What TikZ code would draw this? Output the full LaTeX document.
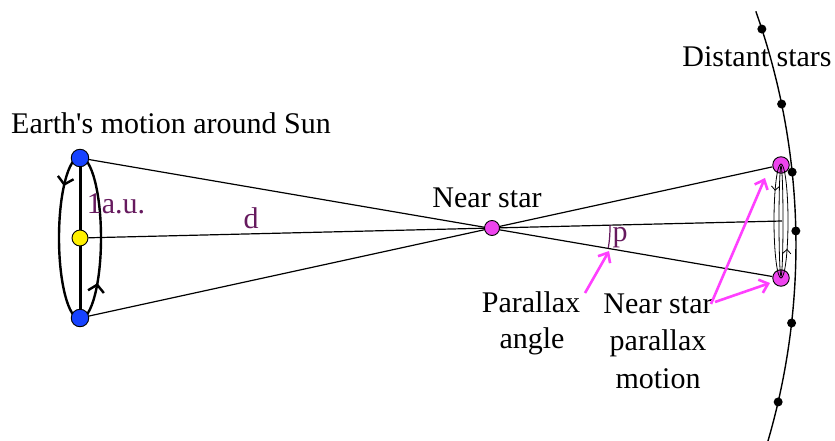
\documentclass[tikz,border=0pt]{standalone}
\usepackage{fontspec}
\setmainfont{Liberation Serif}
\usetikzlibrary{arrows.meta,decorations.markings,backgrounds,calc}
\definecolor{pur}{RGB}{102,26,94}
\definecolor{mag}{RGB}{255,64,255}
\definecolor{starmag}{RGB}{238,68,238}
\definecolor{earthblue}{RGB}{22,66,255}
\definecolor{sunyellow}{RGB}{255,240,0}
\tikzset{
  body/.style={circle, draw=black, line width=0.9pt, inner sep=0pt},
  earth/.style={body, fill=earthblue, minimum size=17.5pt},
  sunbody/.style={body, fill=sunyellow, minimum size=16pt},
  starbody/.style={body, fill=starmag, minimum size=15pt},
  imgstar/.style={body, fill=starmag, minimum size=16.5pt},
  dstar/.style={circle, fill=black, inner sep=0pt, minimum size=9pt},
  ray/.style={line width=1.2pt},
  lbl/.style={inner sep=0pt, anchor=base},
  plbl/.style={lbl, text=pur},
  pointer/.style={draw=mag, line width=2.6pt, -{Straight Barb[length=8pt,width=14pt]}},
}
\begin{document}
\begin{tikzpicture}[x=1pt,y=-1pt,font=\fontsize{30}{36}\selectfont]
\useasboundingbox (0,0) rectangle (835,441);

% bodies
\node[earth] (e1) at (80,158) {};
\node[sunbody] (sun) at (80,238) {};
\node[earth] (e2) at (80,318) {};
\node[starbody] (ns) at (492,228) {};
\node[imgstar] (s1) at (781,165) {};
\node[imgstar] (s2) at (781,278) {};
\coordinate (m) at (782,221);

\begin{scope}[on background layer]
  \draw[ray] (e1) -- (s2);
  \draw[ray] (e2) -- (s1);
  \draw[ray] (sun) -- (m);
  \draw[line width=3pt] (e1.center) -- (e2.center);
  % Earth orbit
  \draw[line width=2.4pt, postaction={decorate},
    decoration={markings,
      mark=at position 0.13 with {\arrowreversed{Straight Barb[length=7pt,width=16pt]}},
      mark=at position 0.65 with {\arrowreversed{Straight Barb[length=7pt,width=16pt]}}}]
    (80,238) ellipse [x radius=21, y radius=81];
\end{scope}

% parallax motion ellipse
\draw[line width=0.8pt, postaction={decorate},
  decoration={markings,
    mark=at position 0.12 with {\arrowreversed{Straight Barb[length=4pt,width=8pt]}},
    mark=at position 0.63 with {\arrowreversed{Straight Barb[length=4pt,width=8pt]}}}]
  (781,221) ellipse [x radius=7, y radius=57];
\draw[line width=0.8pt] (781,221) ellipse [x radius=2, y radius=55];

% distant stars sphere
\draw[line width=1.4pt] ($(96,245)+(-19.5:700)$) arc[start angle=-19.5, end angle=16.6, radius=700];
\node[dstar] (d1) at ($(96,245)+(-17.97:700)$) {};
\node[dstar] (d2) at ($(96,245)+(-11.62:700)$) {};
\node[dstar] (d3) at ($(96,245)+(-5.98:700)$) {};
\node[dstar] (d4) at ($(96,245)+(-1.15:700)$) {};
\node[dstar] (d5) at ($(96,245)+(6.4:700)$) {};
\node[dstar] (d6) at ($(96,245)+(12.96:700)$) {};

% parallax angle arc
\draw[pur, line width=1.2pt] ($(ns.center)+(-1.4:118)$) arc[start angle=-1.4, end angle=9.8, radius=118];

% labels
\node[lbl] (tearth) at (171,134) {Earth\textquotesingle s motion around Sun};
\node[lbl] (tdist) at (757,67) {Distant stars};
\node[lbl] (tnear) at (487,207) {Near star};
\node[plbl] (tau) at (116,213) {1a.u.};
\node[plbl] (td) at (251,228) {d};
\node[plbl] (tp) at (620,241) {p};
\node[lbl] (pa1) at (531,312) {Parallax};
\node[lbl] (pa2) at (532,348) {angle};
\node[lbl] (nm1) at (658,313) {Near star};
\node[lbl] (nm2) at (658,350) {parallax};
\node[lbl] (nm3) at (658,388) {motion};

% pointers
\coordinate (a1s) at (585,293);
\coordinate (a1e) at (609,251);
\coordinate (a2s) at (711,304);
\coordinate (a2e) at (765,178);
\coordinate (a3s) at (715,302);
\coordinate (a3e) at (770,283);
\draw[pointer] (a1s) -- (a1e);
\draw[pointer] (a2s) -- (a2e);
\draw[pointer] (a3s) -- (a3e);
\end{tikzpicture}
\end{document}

■ **Task**: Pictures are excluded; copy all other data exactly as shown.

■ **Complete response**:
What TikZ code would draw this? Output the full LaTeX document.
\documentclass[tikz,border=0pt]{standalone}
\usepackage{fontspec}
\setmainfont{Liberation Serif}
\usetikzlibrary{arrows.meta,decorations.markings,backgrounds,calc}
\definecolor{pur}{RGB}{102,26,94}
\definecolor{mag}{RGB}{255,64,255}
\definecolor{starmag}{RGB}{238,68,238}
\definecolor{earthblue}{RGB}{22,66,255}
\definecolor{sunyellow}{RGB}{255,240,0}
\tikzset{
  body/.style={circle, draw=black, line width=0.9pt, inner sep=0pt},
  earth/.style={body, fill=earthblue, minimum size=17.5pt},
  sunbody/.style={body, fill=sunyellow, minimum size=16pt},
  starbody/.style={body, fill=starmag, minimum size=15pt},
  imgstar/.style={body, fill=starmag, minimum size=16.5pt},
  dstar/.style={circle, fill=black, inner sep=0pt, minimum size=9pt},
  ray/.style={line width=1.2pt},
  lbl/.style={inner sep=0pt, anchor=base},
  plbl/.style={lbl, text=pur},
  pointer/.style={draw=mag, line width=2.6pt, -{Straight Barb[length=8pt,width=14pt]}},
}
\begin{document}
\begin{tikzpicture}[x=1pt,y=-1pt,font=\fontsize{30}{36}\selectfont]
\useasboundingbox (0,0) rectangle (835,441);

% bodies
\node[earth] (e1) at (80,158) {};
\node[sunbody] (sun) at (80,238) {};
\node[earth] (e2) at (80,318) {};
\node[starbody] (ns) at (492,228) {};
\node[imgstar] (s1) at (781,165) {};
\node[imgstar] (s2) at (781,278) {};
\coordinate (m) at (782,221);

\begin{scope}[on background layer]
  \draw[ray] (e1) -- (s2);
  \draw[ray] (e2) -- (s1);
  \draw[ray] (sun) -- (m);
  \draw[line width=3pt] (e1.center) -- (e2.center);
  % Earth orbit
  \draw[line width=2.4pt, postaction={decorate},
    decoration={markings,
      mark=at position 0.13 with {\arrowreversed{Straight Barb[length=7pt,width=16pt]}},
      mark=at position 0.65 with {\arrowreversed{Straight Barb[length=7pt,width=16pt]}}}]
    (80,238) ellipse [x radius=21, y radius=81];
\end{scope}

% parallax motion ellipse
\draw[line width=0.8pt, postaction={decorate},
  decoration={markings,
    mark=at position 0.12 with {\arrowreversed{Straight Barb[length=4pt,width=8pt]}},
    mark=at position 0.63 with {\arrowreversed{Straight Barb[length=4pt,width=8pt]}}}]
  (781,221) ellipse [x radius=7, y radius=57];
\draw[line width=0.8pt] (781,221) ellipse [x radius=2, y radius=55];

% distant stars sphere
\draw[line width=1.4pt] ($(96,245)+(-19.5:700)$) arc[start angle=-19.5, end angle=16.6, radius=700];
\node[dstar] (d1) at ($(96,245)+(-17.97:700)$) {};
\node[dstar] (d2) at ($(96,245)+(-11.62:700)$) {};
\node[dstar] (d3) at ($(96,245)+(-5.98:700)$) {};
\node[dstar] (d4) at ($(96,245)+(-1.15:700)$) {};
\node[dstar] (d5) at ($(96,245)+(6.4:700)$) {};
\node[dstar] (d6) at ($(96,245)+(12.96:700)$) {};

% parallax angle arc
\draw[pur, line width=1.2pt] ($(ns.center)+(-1.4:118)$) arc[start angle=-1.4, end angle=9.8, radius=118];

% labels
\node[lbl] (tearth) at (171,134) {Earth\textquotesingle s motion around Sun};
\node[lbl] (tdist) at (757,67) {Distant stars};
\node[lbl] (tnear) at (487,207) {Near star};
\node[plbl] (tau) at (116,213) {1a.u.};
\node[plbl] (td) at (251,228) {d};
\node[plbl] (tp) at (620,241) {p};
\node[lbl] (pa1) at (531,312) {Parallax};
\node[lbl] (pa2) at (532,348) {angle};
\node[lbl] (nm1) at (658,313) {Near star};
\node[lbl] (nm2) at (658,350) {parallax};
\node[lbl] (nm3) at (658,388) {motion};

% pointers
\coordinate (a1s) at (585,293);
\coordinate (a1e) at (609,251);
\coordinate (a2s) at (711,304);
\coordinate (a2e) at (765,178);
\coordinate (a3s) at (715,302);
\coordinate (a3e) at (770,283);
\draw[pointer] (a1s) -- (a1e);
\draw[pointer] (a2s) -- (a2e);
\draw[pointer] (a3s) -- (a3e);
\end{tikzpicture}
\end{document}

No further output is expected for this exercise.